Les gens ne sont pas dupes, gentillement une prise de conscience est entrain d’émerger, surtout chez les jeunes assure-t’il. «La traçabilité, une histoire, un goût, voilà ce que l’on attent d’un produit bio» L’affaire des lasagnes de boeuf au cheval en sont un bon exemple, les gens veulent savoir ce qu’ils ont dans leur assiette ou dans leur verre. Il fait cependant remarquer qu’aujourd’hui, le bio est partout. MacDo a refait son logo à la couleur chlorophylle pour coller à la tendance et depuis quelques jours, Coca-Cola a suivi grâce à sa nouvelle bouteille «Life», verte aussi. Afin de Pour démêler le vrai du faux, le mieux est d’avoir un contact avec le producteur, de discuter, de s’intéresser. Être curieux. Sensibiliser les jeunes avec de l’alcool peut paraître paradoxal, mais Gagy ne se voile pas la face. Il est bien plus facile de vendre le fait-maison avec de l’alcool plutôt qu’avec un fromage.

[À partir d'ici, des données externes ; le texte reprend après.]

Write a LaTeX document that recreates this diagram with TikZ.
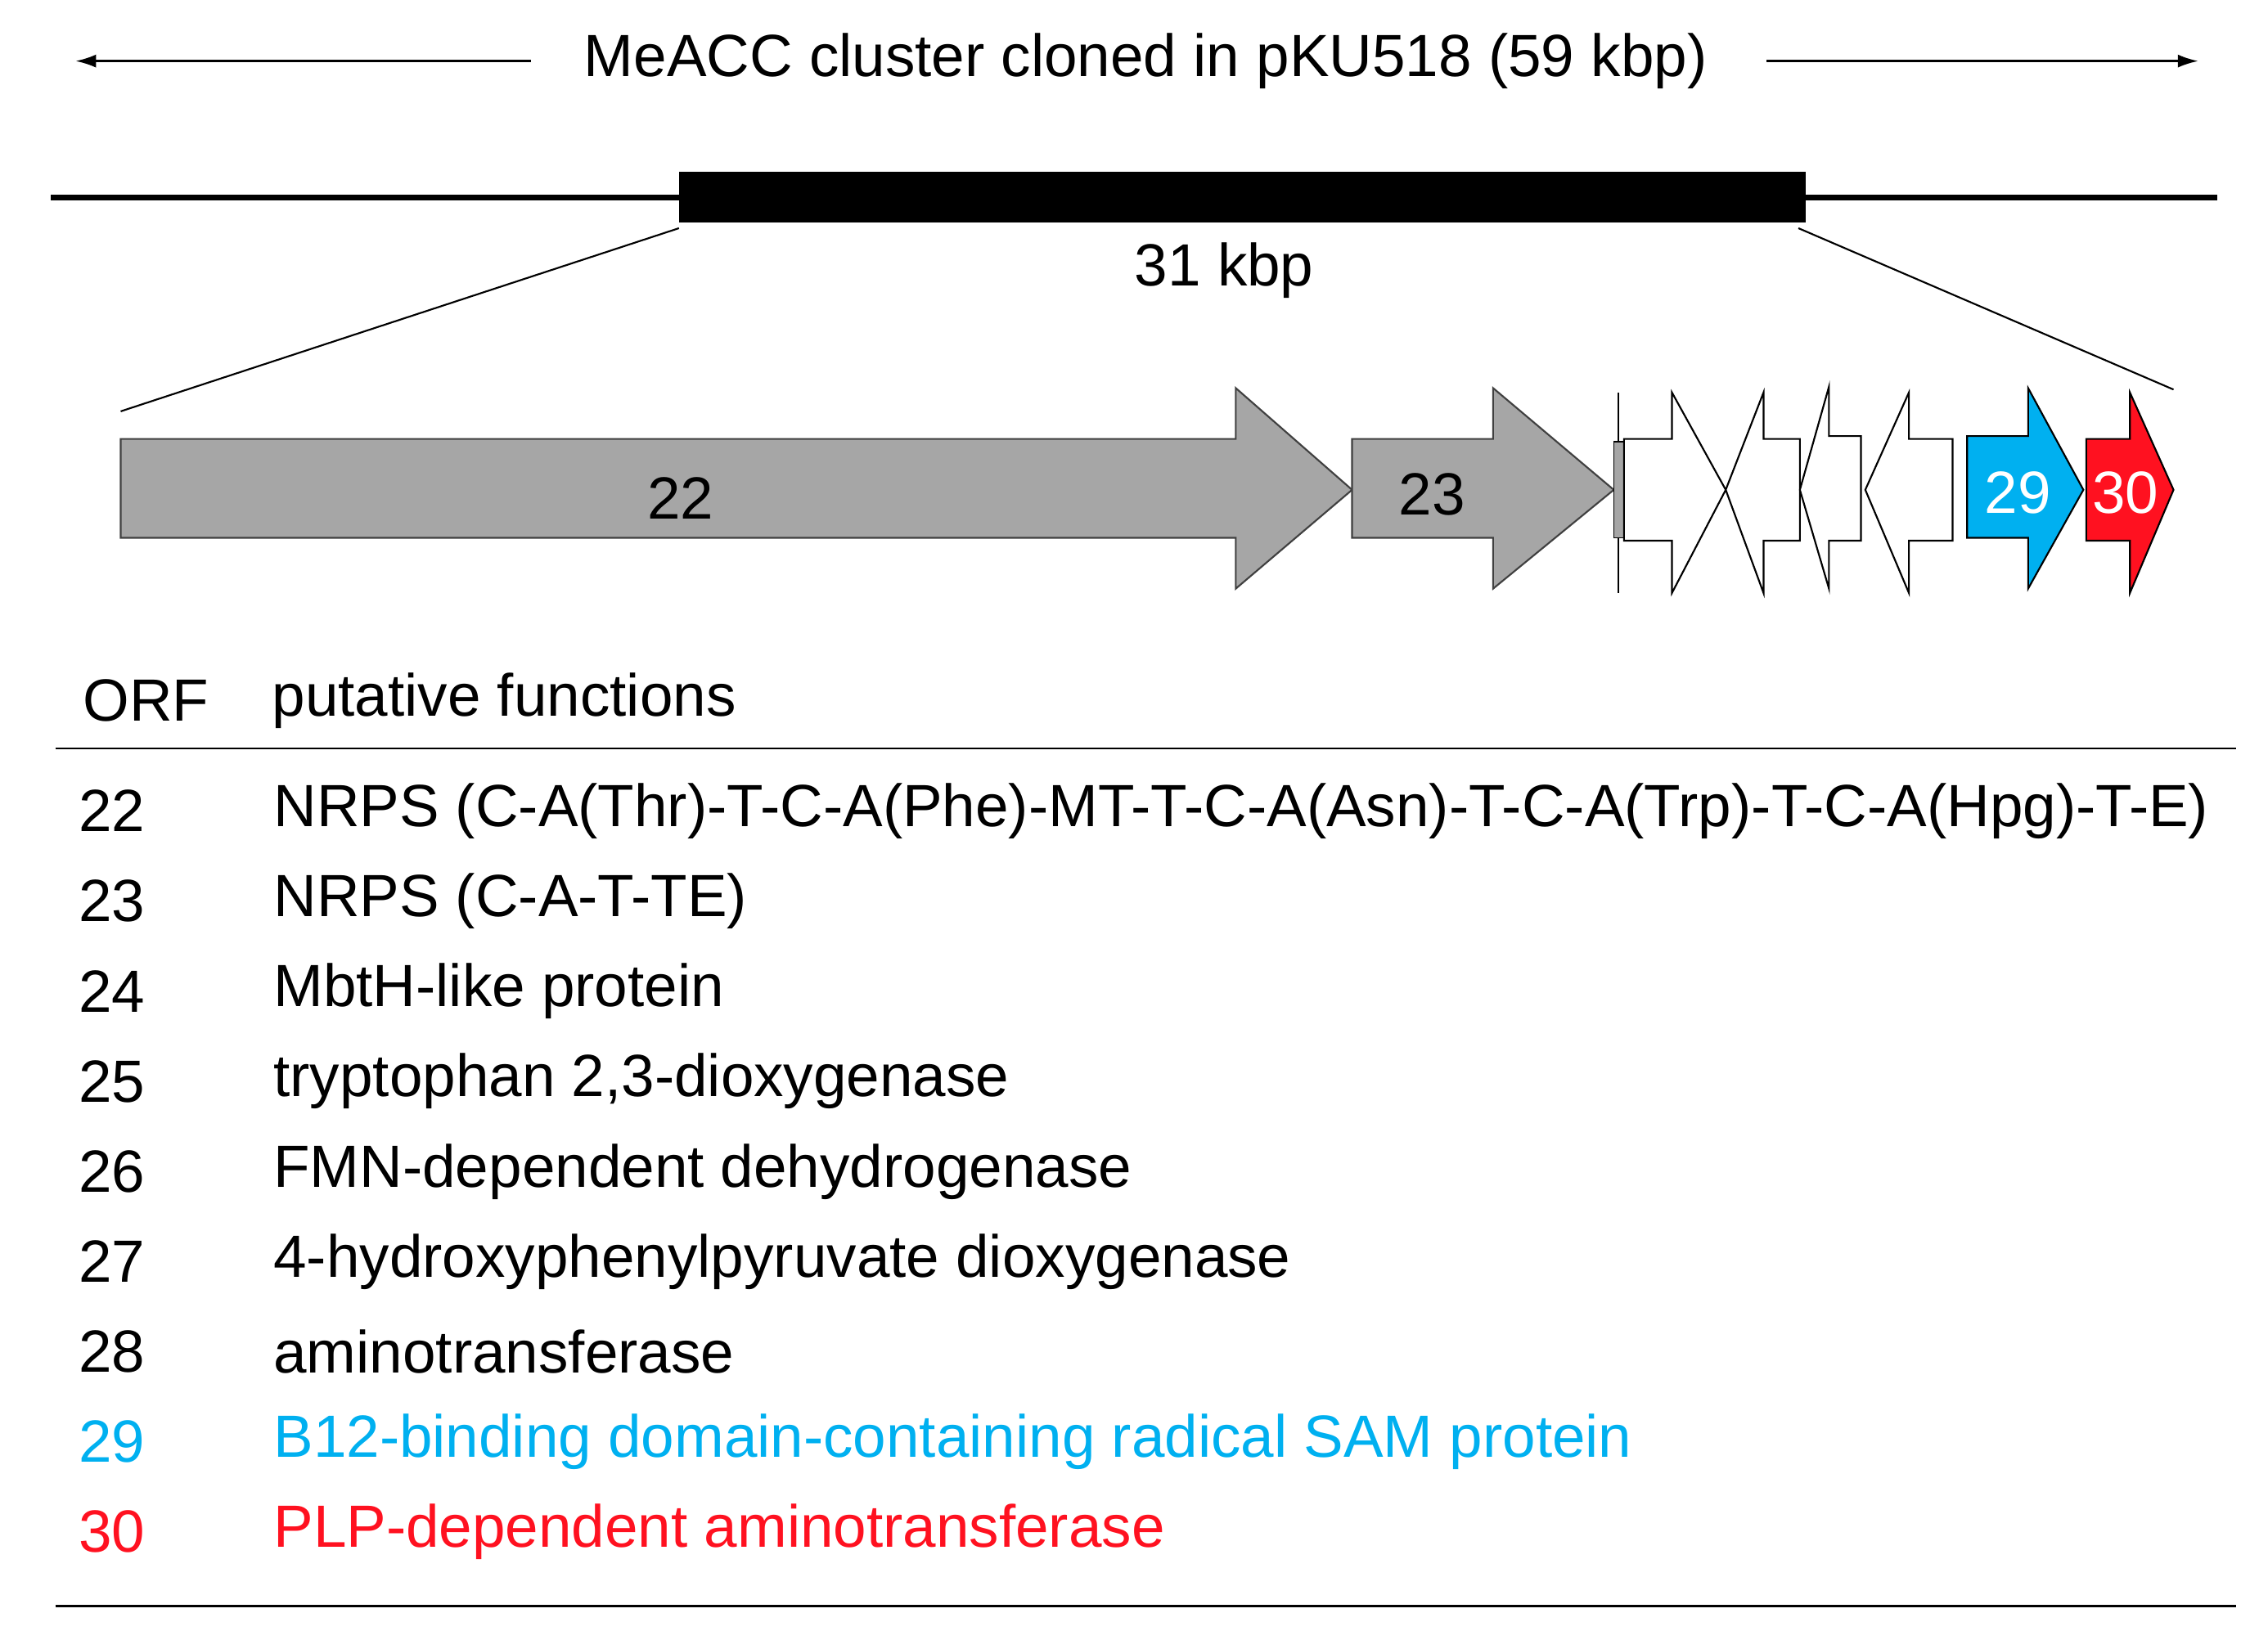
\documentclass[tikz,border=0pt]{standalone}
\usepackage{fontspec}
\setmainfont{Liberation Sans}
\usetikzlibrary{arrows.meta}
\definecolor{cy}{HTML}{00B0F0}
\definecolor{rd}{HTML}{FF1120}
\definecolor{gr}{HTML}{A6A6A6}
\begin{document}
\begin{tikzpicture}[x=1pt,y=-1pt,
  txt/.style={font=\fontsize{41}{48}\selectfont,inner sep=0pt},
  lbl/.style={txt,anchor=west},
  gene/.style={line width=1.2pt,line join=miter}]
\useasboundingbox (0,0) rectangle (1560,1128);
% top
\node[txt] (title) at (788,42) {MeACC cluster cloned in pKU518 (59 kbp)};
\coordinate (l1) at (365,42); \coordinate (l2) at (52,42);
\coordinate (r1) at (1215,42); \coordinate (r2) at (1512,42);
\draw[line width=1.3pt,-{Latex[length=14pt,width=9pt]}] (l1) -- (l2);
\draw[line width=1.3pt,-{Latex[length=14pt,width=9pt]}] (r1) -- (r2);
\coordinate (a) at (35,136); \coordinate (b) at (1525,136);
\draw[line width=4pt] (a) -- (b);
\fill (467,118) rectangle (1242,153);
\node[txt] (kb) at (842,186) {31 kbp};
\coordinate (z1) at (467,157); \coordinate (z2) at (83,283);
\coordinate (z3) at (1237,157); \coordinate (z4) at (1495,268);
\draw[line width=1.2pt] (z1) -- (z2);
\draw[line width=1.2pt] (z3) -- (z4);
% genes
\draw[gene,fill=gr,draw=black!75] (83,302) -- (850,302) -- (850,267) -- (930,337) -- (850,405) -- (850,370) -- (83,370) -- cycle;
\node[txt] (g22) at (468,343) {22};
\draw[gene,fill=gr,draw=black!75] (930,302) -- (1027,302) -- (1027,267) -- (1110,337) -- (1027,405) -- (1027,370) -- (930,370) -- cycle;
\node[txt] (g23) at (985,340) {23};
\draw[line width=1.2pt] (1113,270) -- (1113,408);
\draw[line width=1pt,fill=gr] (1110,304) rectangle (1117,370);
\draw[gene,fill=white] (1117,302) -- (1150,302) -- (1150,270) -- (1187,337) -- (1150,408) -- (1150,372) -- (1117,372) -- cycle;
\draw[gene,fill=white] (1238,302) -- (1213,302) -- (1213,270) -- (1187,337) -- (1213,408) -- (1213,372) -- (1238,372) -- cycle;
\draw[gene,fill=white] (1280,300) -- (1258,300) -- (1258,266) -- (1238,337) -- (1258,405) -- (1258,372) -- (1280,372) -- cycle;
\draw[gene,fill=white] (1343,302) -- (1313,302) -- (1313,270) -- (1283,337) -- (1313,408) -- (1313,372) -- (1343,372) -- cycle;
\draw[gene,fill=cy] (1353,300) -- (1395,300) -- (1395,267) -- (1433,337) -- (1395,405) -- (1395,370) -- (1353,370) -- cycle;
\node[txt,text=white] (g29) at (1388,339) {29};
\draw[gene,fill=rd] (1435,302) -- (1465,302) -- (1465,270) -- (1495,337) -- (1465,408) -- (1465,372) -- (1435,372) -- cycle;
\node[txt,text=white] (g30) at (1462,339) {30};
% table
\node[lbl] (h1) at (57,482) {ORF};
\node[lbl] (h2) at (187,482) {putative functions};
\coordinate (t1) at (38,515); \coordinate (t2) at (1538,515);
\coordinate (t3) at (38,1105); \coordinate (t4) at (1538,1105);
\draw[line width=1.5pt] (t1) -- (t2);
\draw[line width=1.5pt] (t3) -- (t4);
\foreach \n/\t/\c [count=\i from 0] in {
 22/{NRPS (C-A(Thr)-T-C-A(Phe)-MT-T-C-A(Asn)-T-C-A(Trp)-T-C-A(Hpg)-T-E)}/black,
 23/{NRPS (C-A-T-TE)}/black,
 24/{MbtH-like protein}/black,
 25/{tryptophan 2,3-dioxygenase}/black,
 26/{FMN-dependent dehydrogenase}/black,
 27/{4-hydroxyphenylpyruvate dioxygenase}/black,
 28/{aminotransferase}/black,
 29/{B12-binding domain-containing radical SAM protein}/cy,
 30/{PLP-dependent aminotransferase}/rd}{
  \node[lbl,text=\c] (n\n) at (54,558+62*\i) {\n};
  \node[lbl,text=\c] (f\n) at (188,558+62*\i) {\t};
}
\end{tikzpicture}
\end{document}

Aujourd’hui, ce sont 700 bouteilles de Soubozianne qui ont été écoulées soit par la vente directe ou à travers des auberges de montagne, quelques restaurants et une poignée de bars. La grande majorité a été écoulée dans la région. Exporter dans toute la Suisse n’est pas le but de l’entreprise il n’exclut cependant pas de s’ouvrir aux marchés neuchatelois, bernois ou jurassiens. Aucune chance cependant de trouver un de ses produits à la Coop ou à la Migros, ce qu’il désire c’est la proximité et le contact avant tout. Si la Soubozianne est sont produit phare, pas question pour autant de s’arrêter à jouer avec les vapeurs d’alcool. En 2014, une liqueur de poire est venue se ranger à côté de la Soubozianne. Répondant au doux nom de Lady Gagy, cette liqueur est là pour plaire à la gente féminine. Pas question de brader la quantité à la qualité, ce sera une nouveauté par année. Pas plus, pas moins. Une fois ses études d’agronomie terminées, son but ultime sera de concilier son métier à sa passion. Produire toute la matière première puis la transformer. Tout un programme.
Son nouveau terrain de jeu est la bière. Depuis quelques années maintenant, les micro-brasseries sont en vogue. Mis à part la fameuse BFM qui n’est plus tant micro que cela, une multitude de brasseurs se sont mis en tête de retrouver le vrai goût de la bière. A Souboz aussi on cherche à retrouver le vrai goût du houblon, mais une production destinée à la vente n’est pas à l’ordre du jour. Pour le moment, Gagygnole en est à l’expérimentation. Gagy nous explique que le marché est saturé, que ça ne vaut pas la peine de lancer une énième bière. Avant cela, il faudra trouver la recette d’un breuvage original afin de pouvoir se faire une place au soleil. La piste d’une bière aromatisée à un produit régionale est sérieusement étudiée dans les laboratoires Gagygnole, mais c’est secret paraît-il… Bois donc, tu verra après!